Frank Reisbøl, managing director at Banque Carnegie Luxembourg, is better safe than sorry. “We have raised the cash levels of our clients’ portfolios over the past three or four weeks to an average of 40%,” he says. “For us, it’s completely uncertain whether Brexit is going to happen or not, and if you deal with private clients it’s always better to play it safe.”
Alvaro Martín Sauto, head of funds-of-funds at Bankia in Madrid, had until recently been avoiding risky assets because of Brexit fears. “We doubled cash levels in our funds-of-funds to 10 to 13%, and sold Eurostoxx 50 futures and bought some put options to neutralise our equity exposure,” he says.
However, as markets nosedived last week, he decided to close some of these positions. “In fact, our main risk is on the Remain side,” says Martín Sauto. “This is our base case, but we have very low exposure to risky assets [which are likely to rally after an ‘In’ vote]. So we added some Eurostoxx 50 futures yesterday.
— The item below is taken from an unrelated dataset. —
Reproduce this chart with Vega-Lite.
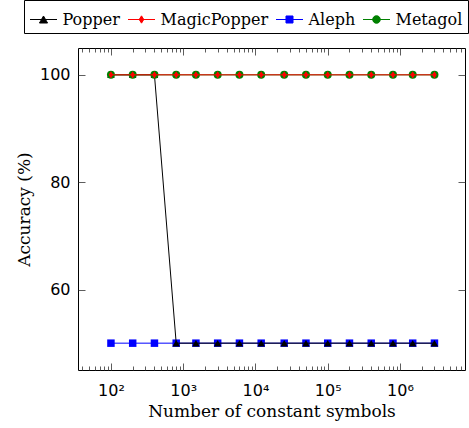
{
  "$schema": "https://vega.github.io/schema/vega-lite/v6.json",
  "width": 387,
  "height": 322,
  "autosize": {"type": "none"},
  "padding": {"left": 78, "top": 48, "right": 4, "bottom": 58},
  "background": "white",
  "data": {
    "values": [
      {"n": 100, "system": "Popper", "accuracy": 100},
      {"n": 200, "system": "Popper", "accuracy": 100},
      {"n": 400, "system": "Popper", "accuracy": 100},
      {"n": 800, "system": "Popper", "accuracy": 50},
      {"n": 1500, "system": "Popper", "accuracy": 50},
      {"n": 3000, "system": "Popper", "accuracy": 50},
      {"n": 6000, "system": "Popper", "accuracy": 50},
      {"n": 12000, "system": "Popper", "accuracy": 50},
      {"n": 25000, "system": "Popper", "accuracy": 50},
      {"n": 50000, "system": "Popper", "accuracy": 50},
      {"n": 100000, "system": "Popper", "accuracy": 50},
      {"n": 200000, "system": "Popper", "accuracy": 50},
      {"n": 400000, "system": "Popper", "accuracy": 50},
      {"n": 800000, "system": "Popper", "accuracy": 50},
      {"n": 1500000, "system": "Popper", "accuracy": 50},
      {"n": 3000000, "system": "Popper", "accuracy": 50},
      {"n": 100, "system": "MagicPopper", "accuracy": 100},
      {"n": 200, "system": "MagicPopper", "accuracy": 100},
      {"n": 400, "system": "MagicPopper", "accuracy": 100},
      {"n": 800, "system": "MagicPopper", "accuracy": 100},
      {"n": 1500, "system": "MagicPopper", "accuracy": 100},
      {"n": 3000, "system": "MagicPopper", "accuracy": 100},
      {"n": 6000, "system": "MagicPopper", "accuracy": 100},
      {"n": 12000, "system": "MagicPopper", "accuracy": 100},
      {"n": 25000, "system": "MagicPopper", "accuracy": 100},
      {"n": 50000, "system": "MagicPopper", "accuracy": 100},
      {"n": 100000, "system": "MagicPopper", "accuracy": 100},
      {"n": 200000, "system": "MagicPopper", "accuracy": 100},
      {"n": 400000, "system": "MagicPopper", "accuracy": 100},
      {"n": 800000, "system": "MagicPopper", "accuracy": 100},
      {"n": 1500000, "system": "MagicPopper", "accuracy": 100},
      {"n": 3000000, "system": "MagicPopper", "accuracy": 100},
      {"n": 100, "system": "Aleph", "accuracy": 50},
      {"n": 200, "system": "Aleph", "accuracy": 50},
      {"n": 400, "system": "Aleph", "accuracy": 50},
      {"n": 800, "system": "Aleph", "accuracy": 50},
      {"n": 1500, "system": "Aleph", "accuracy": 50},
      {"n": 3000, "system": "Aleph", "accuracy": 50},
      {"n": 6000, "system": "Aleph", "accuracy": 50},
      {"n": 12000, "system": "Aleph", "accuracy": 50},
      {"n": 25000, "system": "Aleph", "accuracy": 50},
      {"n": 50000, "system": "Aleph", "accuracy": 50},
      {"n": 100000, "system": "Aleph", "accuracy": 50},
      {"n": 200000, "system": "Aleph", "accuracy": 50},
      {"n": 400000, "system": "Aleph", "accuracy": 50},
      {"n": 800000, "system": "Aleph", "accuracy": 50},
      {"n": 1500000, "system": "Aleph", "accuracy": 50},
      {"n": 3000000, "system": "Aleph", "accuracy": 50},
      {"n": 100, "system": "Metagol", "accuracy": 100},
      {"n": 200, "system": "Metagol", "accuracy": 100},
      {"n": 400, "system": "Metagol", "accuracy": 100},
      {"n": 800, "system": "Metagol", "accuracy": 100},
      {"n": 1500, "system": "Metagol", "accuracy": 100},
      {"n": 3000, "system": "Metagol", "accuracy": 100},
      {"n": 6000, "system": "Metagol", "accuracy": 100},
      {"n": 12000, "system": "Metagol", "accuracy": 100},
      {"n": 25000, "system": "Metagol", "accuracy": 100},
      {"n": 50000, "system": "Metagol", "accuracy": 100},
      {"n": 100000, "system": "Metagol", "accuracy": 100},
      {"n": 200000, "system": "Metagol", "accuracy": 100},
      {"n": 400000, "system": "Metagol", "accuracy": 100},
      {"n": 800000, "system": "Metagol", "accuracy": 100},
      {"n": 1500000, "system": "Metagol", "accuracy": 100},
      {"n": 3000000, "system": "Metagol", "accuracy": 100}
    ]
  },
  "layer": [
    {
      "transform": [{"filter": "datum.system === 'Aleph'"}],
      "mark": {"type": "line", "strokeWidth": 1, "point": {"filled": true, "shape": "square", "size": 56}},
      "encoding": {
        "x": {"field": "n", "type": "quantitative", "scale": {"type": "log", "domain": [35, 7940000], "nice": false}, "axis": null},
        "y": {"field": "accuracy", "type": "quantitative", "scale": {"domain": [45, 105], "nice": false, "zero": false}, "axis": null},
        "color": {
          "field": "system",
          "type": "nominal",
          "scale": {"domain": ["Popper", "MagicPopper", "Aleph", "Metagol"], "range": ["#000000", "#ff0000", "#0000ff", "#008000"]},
          "legend": {
            "title": null,
            "orient": "none",
            "direction": "horizontal",
            "legendX": -54,
            "legendY": -48,
            "padding": 5.5,
            "strokeColor": "black",
            "fillColor": "white",
            "symbolSize": 729,
            "symbolStrokeWidth": 1,
            "labelOffset": 5,
            "columnPadding": 5,
            "labelFont": "DejaVu Serif",
            "labelFontSize": 16,
            "labelColor": "black",
            "labelBaseline": "middle",
            "labelLimit": 300,
            "encode": {
              "labels": {
                "update": {
                  "font": {"value": "DejaVu Serif"},
                  "fontSize": {"value": 16}
                }
              },
              "symbols": {
                "update": {
                  "shape": {"signal": "datum.value === 'Popper' ? 'M-1,0H1M0,-0.26L0.3,0.26L-0.3,0.26Z' : datum.value === 'MagicPopper' ? 'M-1,0H1M0,-0.27L0.17,0L0,0.27L-0.17,0Z' : datum.value === 'Aleph' ? 'M-1,0H1M-0.26,-0.26H0.26V0.26H-0.26Z' : 'M-1,0H1M0.28,0A0.28,0.28 0 1,1 -0.28,0A0.28,0.28 0 1,1 0.28,0Z'"},
                  "fill": {"signal": "scale('color', datum.value)"},
                  "stroke": {"signal": "scale('color', datum.value)"},
                  "strokeWidth": {"value": 1},
                  "opacity": {"value": 1}
                }
              }
            }
          }
        }
      }
    },
    {
      "transform": [{"filter": "datum.system === 'Popper'"}],
      "mark": {"type": "line", "strokeWidth": 1, "point": {"filled": true, "shape": "triangle-up", "size": 56}},
      "encoding": {
        "x": {"field": "n", "type": "quantitative", "scale": {"type": "log", "domain": [35, 7940000], "nice": false}, "axis": null},
        "y": {"field": "accuracy", "type": "quantitative", "scale": {"domain": [45, 105], "nice": false, "zero": false}, "axis": null},
        "color": {"field": "system", "type": "nominal"}
      }
    },
    {
      "transform": [{"filter": "datum.system === 'Metagol'"}],
      "mark": {"type": "line", "strokeWidth": 1, "point": {"filled": true, "shape": "circle", "size": 64}},
      "encoding": {
        "x": {"field": "n", "type": "quantitative", "scale": {"type": "log", "domain": [35, 7940000], "nice": false}, "axis": null},
        "y": {"field": "accuracy", "type": "quantitative", "scale": {"domain": [45, 105], "nice": false, "zero": false}, "axis": null},
        "color": {"field": "system", "type": "nominal"}
      }
    },
    {
      "transform": [{"filter": "datum.system === 'MagicPopper'"}],
      "mark": {"type": "line", "strokeWidth": 1, "point": {"filled": true, "shape": "M0,-1L0.62,0L0,1L-0.62,0Z", "size": 52}},
      "encoding": {
        "x": {"field": "n", "type": "quantitative", "scale": {"type": "log", "domain": [35, 7940000], "nice": false}, "axis": null},
        "y": {"field": "accuracy", "type": "quantitative", "scale": {"domain": [45, 105], "nice": false, "zero": false}, "axis": null},
        "color": {"field": "system", "type": "nominal"}
      }
    },
    {
      "mark": {"type": "point", "opacity": 0},
      "encoding": {
        "x": {
          "field": "n", "type": "quantitative",
          "scale": {"type": "log", "domain": [35, 7940000], "nice": false},
          "axis": {
            "orient": "bottom",
            "values": [100, 1000, 10000, 100000, 1000000],
            "tickSize": -7,
            "labelPadding": 19,
            "labelFont": "DejaVu Sans",
            "labelFontSize": 16,
            "labelExpr": "'10' + substring('⁰¹²³⁴⁵⁶⁷⁸⁹', round(log(datum.value) / LN10), round(log(datum.value) / LN10) + 1)",
            "title": "Number of constant symbols",
            "titleFont": "DejaVu Serif",
            "titleFontSize": 17,
            "titleFontWeight": "normal",
            "titlePadding": 5
          }
        },
        "y": {
          "field": "accuracy", "type": "quantitative",
          "scale": {"domain": [45, 105], "nice": false, "zero": false},
          "axis": {
            "orient": "left",
            "values": [60, 80, 100],
            "tickSize": -7,
            "labelPadding": 15,
            "labelFont": "DejaVu Sans",
            "labelFontSize": 16,
            "title": "Accuracy (%)",
            "titleFont": "DejaVu Serif",
            "titleFontSize": 17,
            "titleFontWeight": "normal",
            "titlePadding": 6
          }
        }
      }
    },
    {
      "mark": {"type": "point", "opacity": 0},
      "encoding": {
        "x": {
          "field": "n", "type": "quantitative",
          "scale": {"type": "log", "domain": [35, 7940000], "nice": false},
          "axis": {
            "orient": "bottom",
            "values": [40, 50, 60, 70, 80, 90, 200, 300, 400, 500, 600, 700, 800, 900, 2000, 3000, 4000, 5000, 6000, 7000, 8000, 9000, 20000, 30000, 40000, 50000, 60000, 70000, 80000, 90000, 200000, 300000, 400000, 500000, 600000, 700000, 800000, 900000, 2000000, 3000000, 4000000, 5000000, 6000000, 7000000],
            "tickSize": -4,
            "labels": false,
            "title": null
          }
        },
        "y": {"field": "accuracy", "type": "quantitative", "scale": {"domain": [45, 105], "nice": false, "zero": false}, "axis": null}
      }
    },
    {
      "mark": {"type": "point", "opacity": 0},
      "encoding": {
        "x": {
          "field": "n", "type": "quantitative",
          "scale": {"type": "log", "domain": [35, 7940000], "nice": false},
          "axis": {
            "orient": "top",
            "values": [100, 1000, 10000, 100000, 1000000],
            "tickSize": -7,
            "labels": false,
            "title": null
          }
        },
        "y": {
          "field": "accuracy", "type": "quantitative",
          "scale": {"domain": [45, 105], "nice": false, "zero": false},
          "axis": {
            "orient": "right",
            "values": [60, 80, 100],
            "tickSize": -7,
            "labels": false,
            "title": null
          }
        }
      }
    },
    {
      "mark": {"type": "point", "opacity": 0},
      "encoding": {
        "x": {
          "field": "n", "type": "quantitative",
          "scale": {"type": "log", "domain": [35, 7940000], "nice": false},
          "axis": {
            "orient": "top",
            "values": [40, 50, 60, 70, 80, 90, 200, 300, 400, 500, 600, 700, 800, 900, 2000, 3000, 4000, 5000, 6000, 7000, 8000, 9000, 20000, 30000, 40000, 50000, 60000, 70000, 80000, 90000, 200000, 300000, 400000, 500000, 600000, 700000, 800000, 900000, 2000000, 3000000, 4000000, 5000000, 6000000, 7000000],
            "tickSize": -4,
            "labels": false,
            "title": null
          }
        },
        "y": {"field": "accuracy", "type": "quantitative", "scale": {"domain": [45, 105], "nice": false, "zero": false}, "axis": null}
      }
    }
  ],
  "resolve": {
    "scale": {"x": "shared", "y": "shared", "color": "shared"},
    "axis": {"x": "independent", "y": "independent"}
  },
  "config": {
    "view": {"stroke": "black", "strokeWidth": 1},
    "axis": {
      "domain": false,
      "grid": false,
      "labelFont": "DejaVu Sans",
      "labelFontSize": 16,
      "labelColor": "black",
      "titleFont": "DejaVu Serif",
      "titleFontSize": 17,
      "titleFontWeight": "normal",
      "titleColor": "black",
      "tickColor": "#333333",
      "tickWidth": 0.8
    },
    "legend": {
      "labelFont": "DejaVu Serif",
      "labelFontSize": 16
    }
  }
}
On Friday, it will be difficult to do something because there will be a lot of volatility. So we’ve had to put our bets in place before the vote.”
Keep calm and carry on
The Brexit referendum hasn’t plunged every European fund buyers into feverish trading, however. Jaap Bouma, a senior portfolio manager at Dutch wealth manager Optimix, simply doesn’t believe Brexit is a possibility. “We trust the bookmakers and presume doubters will choose ‘Remain’ in the end. People tend not to like change and uncertainty,” he says.
Tim Peeters, head of securities portfolios at the Belgian multi-family office Portolani, can’t be too bothered by the Brexit question either, even though some of his clients do. “Some of them are really panicking, to an extent I didn’t even see during the eurocrisis,” he says in slight astonishment.
“Our asset allocation simply isn’t really a function of Brexit,” he says. Perma-bear Peeters has had a high allocation to dollar cash and absolute return funds, two areas that should offer protection in the case of Brexit, for much of the past two years. And one of few asset classes he is overweight in, commodities, is not likely to be affected by the vote anyway.
“Overall, our portfolios are well-positioned to prevent a fall into the abyss,” Peeters concludes.